[TASK DESCRIPTION]:
Skipping all pictures, set down the lines of the listing from the first through the one with "import plotly.graph_objects as go".

--- Start INFORMATION PROVIDED ---

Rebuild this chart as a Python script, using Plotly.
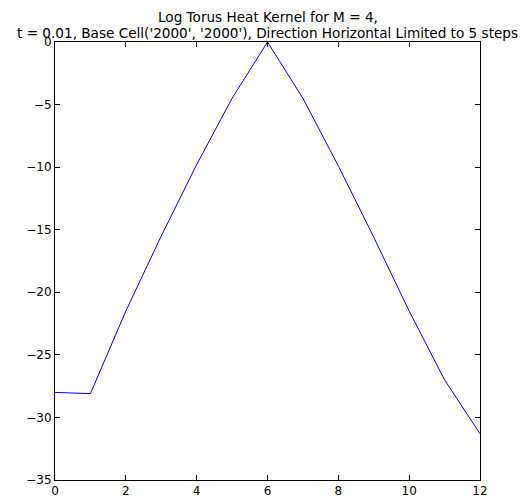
import plotly.graph_objects as go

x_vals = [0, 1, 2, 3, 4, 5, 6, 7, 8, 9, 10, 11, 12]
log_kernel = [-28.0, -28.1, -21.5, -15.5, -9.8, -4.5, 0.0, -4.5, -9.9, -15.6, -21.5, -27.0, -31.3]
x_ticks = [0, 2, 4, 6, 8, 10, 12]
y_ticks = [0, -5, -10, -15, -20, -25, -30, -35]
title_lines = ["Log Torus Heat Kernel for M = 4,",
               "t = 0.01, Base Cell('2000', '2000'), Direction Horizontal Limited to 5 steps"]

fig = go.Figure()
fig.add_trace(go.Scatter(x=x_vals, y=log_kernel, mode="lines",
                         line=dict(color="#0000ff", width=1), showlegend=False))

axis_common = dict(showline=True, linecolor="black", linewidth=1, mirror="ticks",
                   ticks="inside", ticklen=5, tickwidth=1, tickcolor="black",
                   showgrid=False, zeroline=False, automargin=False,
                   tickfont=dict(family="DejaVu Sans", size=12, color="black"))

fig.update_xaxes(range=[0, 12], tickvals=x_ticks, ticktext=[str(v) for v in x_ticks], **axis_common)
fig.update_yaxes(range=[-35, 0], tickvals=y_ticks,
                 ticktext=[str(v).replace("-", "\u2212") for v in y_ticks], **axis_common)

for line, shift in zip(title_lines, [25, 9]):
    fig.add_annotation(text=line, xref="paper", yref="paper",
                       x=0.5, y=1, yanchor="middle", xanchor="center", showarrow=False, yshift=shift,
                       font=dict(family="DejaVu Sans", size=13.6, color="black"))

fig.update_layout(template="none", width=521, height=492, plot_bgcolor="white", paper_bgcolor="white",
                  margin=dict(l=47, r=49, t=34, b=20, pad=0))

fig.write_html("out.html")
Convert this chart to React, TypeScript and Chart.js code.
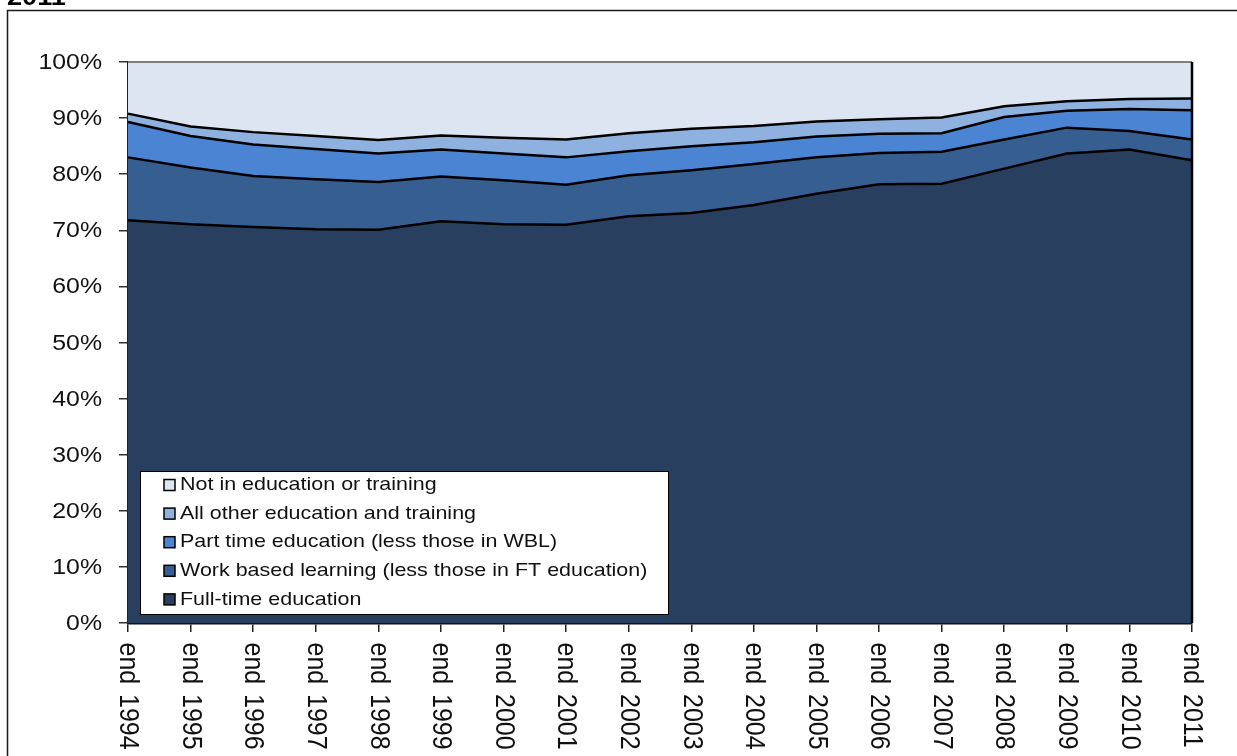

--- End INFORMATION PROVIDED ---

[OUTPUT FOR THIS TASK]:
Rebuild this chart as a Python script, using Plotly.
import plotly.graph_objects as go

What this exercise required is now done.